I got an update on Enterprise Miner™ from the folks at SAS recently. Enterprise Miner is their development tool for data miners and predictive analytic specialists and is a graphical environment for designing and executing the steps in the creation of a predictive analytic model. Enterprise Miner 7.1 was part of the SAS 9.3 release that was released July 12th 2011. Key elements in the a new release were improved incorporation of the timing element (survival and time series data mining), insurance pricing models for rate making (a challenge due to the large number of people who make no claims relative to the those who make really large claims), credit scorecard extensions and full spectrum SAS data mining in Teradata 13.

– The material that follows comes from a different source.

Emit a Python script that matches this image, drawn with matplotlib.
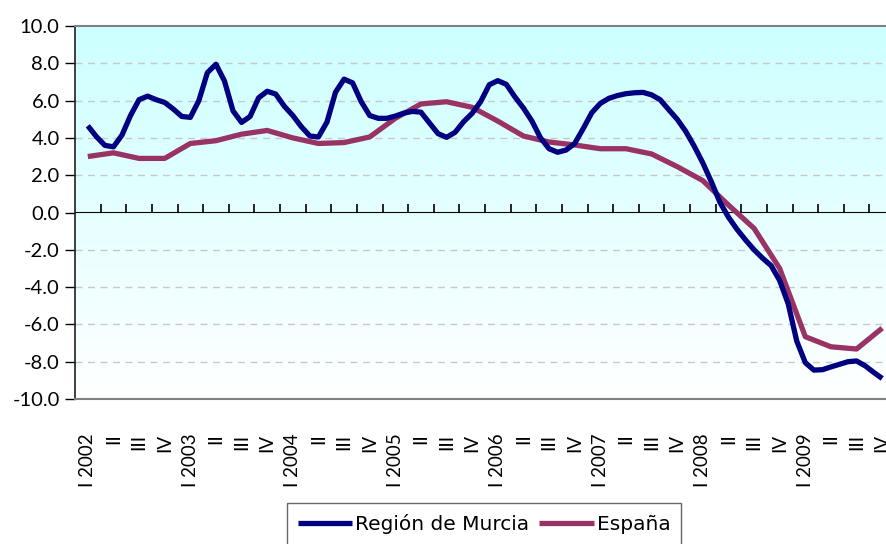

Managing the time dimension of data is important in data mining as changes over time are some of the most predictive elements of your data. As a result time series data mining has always been part of how folks do data mining. SAS has added tools for reducing the dimensionality of data to enable similarity analysis (finding transactions that are like ones known to be fraudulent for instance) and matching patterns that include multiple transactions over time. Automated data preparation steps have been added to make it easier to include temporal relationships in modeling (automatically creating average daily balances by time period for instance). Survival analysis has been added to allow the prediction of event probabilities at discrete time intervals along with competing risks – the overall survival function is overlaid with a hazard function to break down the risk by discrete time periods. For instance an overall churn survival rate over 24 months might be broken down into discrete intervals to show much higher risk of churn in the first month and the last. This function also allows you to calculate “mean residual life” for customers – an essential ingredient for customer life time value calculations (after all if you don’t know how long you are likely to keep a customer you can hardly calculate their value to you).
Insurance Ratemaking is a big deal for insurance companies and is very similar to credit scorecarding in terms of the regulation and the need to bin predictor variables to generate an explicable rating structure. The problem is that you have very few interactions for most customers. Unlike a credit product where customers use them all the time, most customers don’t make insurance claims in a given year. Managing this very sparse data set is a particular challenge. The tool allows you to create models for claim frequency, severity and pure premium.
Finally, SAS has upgraded their credit scoring component to handle adverse reason codes (why are you being turned down) as well as constrained optimized variable binning. Binning is a critical step in building risk scorecards. An analyst must identify the upper and lower boundaries of a variable in the model that will be considered to have the same impact on risk. In other words a value for that variable in the range defined for a bin is considered equivalent when it comes to calculating risk. This is a time consuming activity and the results are highly constrained by regulation. SAS has developed some new automated tools (that they are patenting) to make this process quicker and more accurate.
Finally the integration with Teradata brings everything to Teradata 13 – Scoring was previously supported but the modeling was not done in-database (logistic regression particularly was requested by customers). Now everything including data preparation, summarization, transformations, variable selection, modeling AND scoring is done in-database. This also takes advantage of the time dimension management capabilities of Teradata and means that SAS’ support for Teradata is as good as anyone’s.
Other enhancements to the product include support for Support Vector Machines, increased PMML 4.0 support in scoring code (including some support for specifying the transformations a model needs using the new transformation schema), improvements in decision tree interactive pruning and improvements in the SAS Rapid Predictive Modeler interface.